- Set problem
Reproduce the lines of the material exactly, excluding every image.

+++

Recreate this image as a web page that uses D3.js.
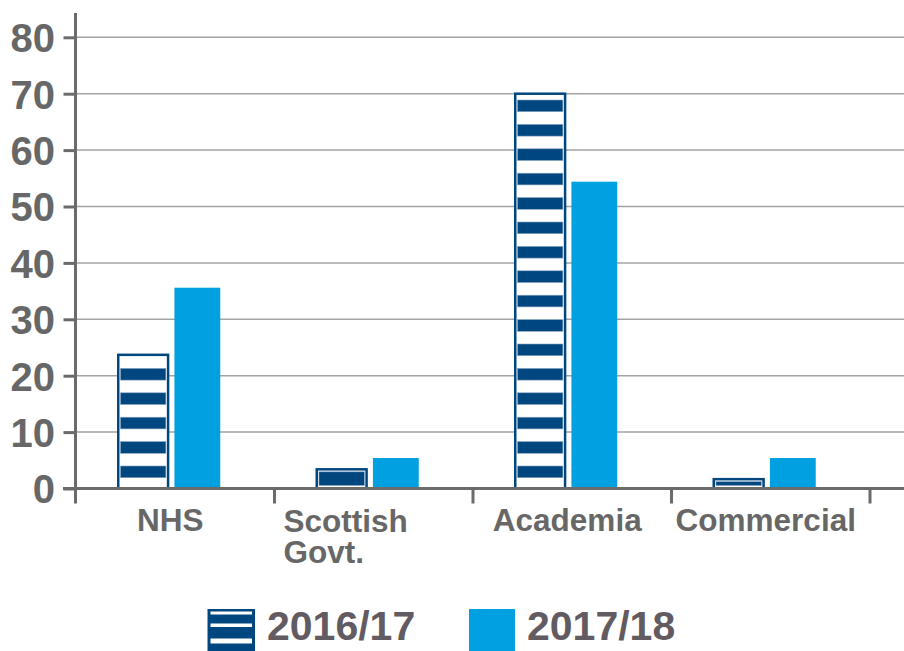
<!DOCTYPE html>
<html>
<head>
<meta charset="utf-8">
<script src="https://cdn.jsdelivr.net/npm/d3@7"></script>
<style>
  html, body { margin: 0; padding: 0; background: #ffffff; }
  svg { display: block; }
  text { font-family: "Liberation Sans", Arial, Helvetica, sans-serif; font-weight: bold; }
</style>
</head>
<body>
<svg id="chart" width="904" height="651"></svg>
<script>
// ---- data ----
const categories = ["NHS", "Scottish\nGovt.", "Academia", "Commercial"];
const seriesNames = ["2016/17", "2017/18"];
const values2016 = [23.7, 3.4, 70.0, 1.65];
const values2017 = [35.6, 5.4, 54.4, 5.4];
const yTicks = [0, 10, 20, 30, 40, 50, 60, 70, 80];

// ---- styles ----
const darkBlue = "#00467f";
const lightBlue = "#00a0e1";
const axisGrey = "#6b6b6b";
const gridGrey = "#a3a3a3";
const textGrey = "#676767";
const legendGrey = "#625b61";

const svg = d3.select("#chart");
const W = 904, H = 651;

const plot = { left: 76, right: 870, top: 37.3, bottom: 488.5 };

const y = d3.scaleLinear().domain([0, 80]).range([plot.bottom, plot.top]);
const x0 = d3.scaleBand().domain(categories).range([plot.left, plot.right]);
const bw = x0.bandwidth();
const groupW = 104, groupShift = -5;
const x1 = d3.scaleBand().domain(seriesNames)
  .range([bw / 2 - groupW / 2 + groupShift, bw / 2 + groupW / 2 + groupShift])
  .paddingInner(0.08);

// gridlines
svg.append("g").selectAll("line")
  .data(yTicks.filter(d => d > 0))
  .join("line")
  .attr("x1", plot.left).attr("x2", W)
  .attr("y1", d => y(d)).attr("y2", d => y(d))
  .attr("stroke", gridGrey).attr("stroke-width", 1.5);

// bars
const rows = categories.map((c, i) => ({ cat: c, v: [values2016[i], values2017[i]] }));

const gBars = svg.append("g");
rows.forEach(r => {
  const gx = x0(r.cat);
  // 2017/18 solid bar
  const s2 = seriesNames[1];
  gBars.append("rect")
    .attr("x", gx + x1(s2) + 2)
    .attr("width", x1.bandwidth() - 4)
    .attr("y", y(r.v[1]))
    .attr("height", y(0) - y(r.v[1]))
    .attr("fill", lightBlue);

  // 2016/17 striped bar
  const s1 = seriesNames[0];
  const bx = gx + x1(s1), bwid = x1.bandwidth();
  const top = y(r.v[0]), bot = y(0);
  const h = bot - top;
  gBars.append("rect")
    .attr("x", bx).attr("width", bwid)
    .attr("y", top).attr("height", h)
    .attr("fill", "#ffffff")
    .attr("stroke", darkBlue).attr("stroke-width", 2.5);
  const stripes = [];
  const period = 24.4, sh = 11.7, bottomGap = 10.8;
  if (h < period) {
    stripes.push({ y0: top + 2.5, y1: bot - 3 });
  } else {
    for (let k = 0; ; k++) {
      const sb = bot - bottomGap - k * period;
      const st = sb - sh;
      if (st < top + 2) break;
      stripes.push({ y0: st, y1: sb });
    }
  }
  gBars.append("g").selectAll("rect")
    .data(stripes)
    .join("rect")
    .attr("x", bx + 2.2).attr("width", bwid - 4.4)
    .attr("y", d => d.y0).attr("height", d => d.y1 - d.y0)
    .attr("fill", darkBlue)
    .attr("stroke", "#8aa6c4").attr("stroke-width", 0.6);
});

// baseline (x axis)
svg.append("line")
  .attr("x1", 63).attr("x2", W)
  .attr("y1", y(0)).attr("y2", y(0))
  .attr("stroke", axisGrey).attr("stroke-width", 3.2);

// category separator ticks
const sepX = categories.map(c => x0(c)).concat([plot.right]);
svg.append("g").selectAll("line")
  .data(sepX.slice(1))
  .join("line")
  .attr("x1", d => d).attr("x2", d => d)
  .attr("y1", y(0)).attr("y2", y(0) + 15)
  .attr("stroke", axisGrey).attr("stroke-width", 3);

// y axis
const yAxis = d3.axisLeft(y).tickValues(yTicks).tickSize(12).tickPadding(8.5);
const gy = svg.append("g").attr("transform", `translate(${plot.left - 0.5},0)`).call(yAxis);
gy.select(".domain").remove();
gy.selectAll(".tick line").attr("stroke", axisGrey).attr("stroke-width", 3);
gy.selectAll(".tick text")
  .attr("fill", textGrey)
  .attr("font-size", 40)
  .attr("font-family", "Liberation Sans, Arial, sans-serif")
  .attr("font-weight", "bold")
  .attr("dy", "0.36em");
svg.append("line")
  .attr("x1", plot.left - 0.5).attr("x2", plot.left - 0.5)
  .attr("y1", 13).attr("y2", y(0) + 15)
  .attr("stroke", axisGrey).attr("stroke-width", 3);

// category labels
categories.forEach(c => {
  const lines = c.split("\n");
  if (lines.length === 1) {
    svg.append("text")
      .attr("fill", textGrey)
      .attr("font-size", 31.5)
      .attr("text-anchor", "middle")
      .attr("x", x0(c) + bw / 2 - 5)
      .attr("y", 531)
      .text(c);
  } else {
    lines.forEach((ln, i) => {
      svg.append("text")
        .attr("fill", textGrey)
        .attr("font-size", 31.5)
        .attr("x", x0(c) + 9)
        .attr("y", 532 + i * 30.5)
        .text(ln);
    });
  }
});

// legend
const lg = svg.append("g");
// 2016/17 swatch
lg.append("rect").attr("x", 207.5).attr("y", 609).attr("width", 47.5).attr("height", 42).attr("fill", darkBlue);
[[2.5, 3], [14.5, 3.5], [29.5, 5]].forEach(([o, hh]) => {
  lg.append("rect").attr("x", 210.5).attr("y", 609 + o).attr("width", 41.5).attr("height", hh).attr("fill", "#ffffff");
});
lg.append("text").attr("x", 267).attr("y", 640).attr("font-size", 41).attr("fill", legendGrey).text(seriesNames[0]);
// 2017/18 swatch
lg.append("rect").attr("x", 469).attr("y", 609).attr("width", 46).attr("height", 42).attr("fill", lightBlue);
lg.append("text").attr("x", 527).attr("y", 640).attr("font-size", 41).attr("fill", legendGrey).text(seriesNames[1]);
</script>
</body>
</html>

+++

- Task solution
Recreate this image as a web page that uses D3.js.
<!DOCTYPE html>
<html>
<head>
<meta charset="utf-8">
<script src="https://cdn.jsdelivr.net/npm/d3@7"></script>
<style>
  html, body { margin: 0; padding: 0; background: #ffffff; }
  svg { display: block; }
  text { font-family: "Liberation Sans", Arial, Helvetica, sans-serif; font-weight: bold; }
</style>
</head>
<body>
<svg id="chart" width="904" height="651"></svg>
<script>
// ---- data ----
const categories = ["NHS", "Scottish\nGovt.", "Academia", "Commercial"];
const seriesNames = ["2016/17", "2017/18"];
const values2016 = [23.7, 3.4, 70.0, 1.65];
const values2017 = [35.6, 5.4, 54.4, 5.4];
const yTicks = [0, 10, 20, 30, 40, 50, 60, 70, 80];

// ---- styles ----
const darkBlue = "#00467f";
const lightBlue = "#00a0e1";
const axisGrey = "#6b6b6b";
const gridGrey = "#a3a3a3";
const textGrey = "#676767";
const legendGrey = "#625b61";

const svg = d3.select("#chart");
const W = 904, H = 651;

const plot = { left: 76, right: 870, top: 37.3, bottom: 488.5 };

const y = d3.scaleLinear().domain([0, 80]).range([plot.bottom, plot.top]);
const x0 = d3.scaleBand().domain(categories).range([plot.left, plot.right]);
const bw = x0.bandwidth();
const groupW = 104, groupShift = -5;
const x1 = d3.scaleBand().domain(seriesNames)
  .range([bw / 2 - groupW / 2 + groupShift, bw / 2 + groupW / 2 + groupShift])
  .paddingInner(0.08);

// gridlines
svg.append("g").selectAll("line")
  .data(yTicks.filter(d => d > 0))
  .join("line")
  .attr("x1", plot.left).attr("x2", W)
  .attr("y1", d => y(d)).attr("y2", d => y(d))
  .attr("stroke", gridGrey).attr("stroke-width", 1.5);

// bars
const rows = categories.map((c, i) => ({ cat: c, v: [values2016[i], values2017[i]] }));

const gBars = svg.append("g");
rows.forEach(r => {
  const gx = x0(r.cat);
  // 2017/18 solid bar
  const s2 = seriesNames[1];
  gBars.append("rect")
    .attr("x", gx + x1(s2) + 2)
    .attr("width", x1.bandwidth() - 4)
    .attr("y", y(r.v[1]))
    .attr("height", y(0) - y(r.v[1]))
    .attr("fill", lightBlue);

  // 2016/17 striped bar
  const s1 = seriesNames[0];
  const bx = gx + x1(s1), bwid = x1.bandwidth();
  const top = y(r.v[0]), bot = y(0);
  const h = bot - top;
  gBars.append("rect")
    .attr("x", bx).attr("width", bwid)
    .attr("y", top).attr("height", h)
    .attr("fill", "#ffffff")
    .attr("stroke", darkBlue).attr("stroke-width", 2.5);
  const stripes = [];
  const period = 24.4, sh = 11.7, bottomGap = 10.8;
  if (h < period) {
    stripes.push({ y0: top + 2.5, y1: bot - 3 });
  } else {
    for (let k = 0; ; k++) {
      const sb = bot - bottomGap - k * period;
      const st = sb - sh;
      if (st < top + 2) break;
      stripes.push({ y0: st, y1: sb });
    }
  }
  gBars.append("g").selectAll("rect")
    .data(stripes)
    .join("rect")
    .attr("x", bx + 2.2).attr("width", bwid - 4.4)
    .attr("y", d => d.y0).attr("height", d => d.y1 - d.y0)
    .attr("fill", darkBlue)
    .attr("stroke", "#8aa6c4").attr("stroke-width", 0.6);
});

// baseline (x axis)
svg.append("line")
  .attr("x1", 63).attr("x2", W)
  .attr("y1", y(0)).attr("y2", y(0))
  .attr("stroke", axisGrey).attr("stroke-width", 3.2);

// category separator ticks
const sepX = categories.map(c => x0(c)).concat([plot.right]);
svg.append("g").selectAll("line")
  .data(sepX.slice(1))
  .join("line")
  .attr("x1", d => d).attr("x2", d => d)
  .attr("y1", y(0)).attr("y2", y(0) + 15)
  .attr("stroke", axisGrey).attr("stroke-width", 3);

// y axis
const yAxis = d3.axisLeft(y).tickValues(yTicks).tickSize(12).tickPadding(8.5);
const gy = svg.append("g").attr("transform", `translate(${plot.left - 0.5},0)`).call(yAxis);
gy.select(".domain").remove();
gy.selectAll(".tick line").attr("stroke", axisGrey).attr("stroke-width", 3);
gy.selectAll(".tick text")
  .attr("fill", textGrey)
  .attr("font-size", 40)
  .attr("font-family", "Liberation Sans, Arial, sans-serif")
  .attr("font-weight", "bold")
  .attr("dy", "0.36em");
svg.append("line")
  .attr("x1", plot.left - 0.5).attr("x2", plot.left - 0.5)
  .attr("y1", 13).attr("y2", y(0) + 15)
  .attr("stroke", axisGrey).attr("stroke-width", 3);

// category labels
categories.forEach(c => {
  const lines = c.split("\n");
  if (lines.length === 1) {
    svg.append("text")
      .attr("fill", textGrey)
      .attr("font-size", 31.5)
      .attr("text-anchor", "middle")
      .attr("x", x0(c) + bw / 2 - 5)
      .attr("y", 531)
      .text(c);
  } else {
    lines.forEach((ln, i) => {
      svg.append("text")
        .attr("fill", textGrey)
        .attr("font-size", 31.5)
        .attr("x", x0(c) + 9)
        .attr("y", 532 + i * 30.5)
        .text(ln);
    });
  }
});

// legend
const lg = svg.append("g");
// 2016/17 swatch
lg.append("rect").attr("x", 207.5).attr("y", 609).attr("width", 47.5).attr("height", 42).attr("fill", darkBlue);
[[2.5, 3], [14.5, 3.5], [29.5, 5]].forEach(([o, hh]) => {
  lg.append("rect").attr("x", 210.5).attr("y", 609 + o).attr("width", 41.5).attr("height", hh).attr("fill", "#ffffff");
});
lg.append("text").attr("x", 267).attr("y", 640).attr("font-size", 41).attr("fill", legendGrey).text(seriesNames[0]);
// 2017/18 swatch
lg.append("rect").attr("x", 469).attr("y", 609).attr("width", 46).attr("height", 42).attr("fill", lightBlue);
lg.append("text").attr("x", 527).attr("y", 640).attr("font-size", 41).attr("fill", legendGrey).text(seriesNames[1]);
</script>
</body>
</html>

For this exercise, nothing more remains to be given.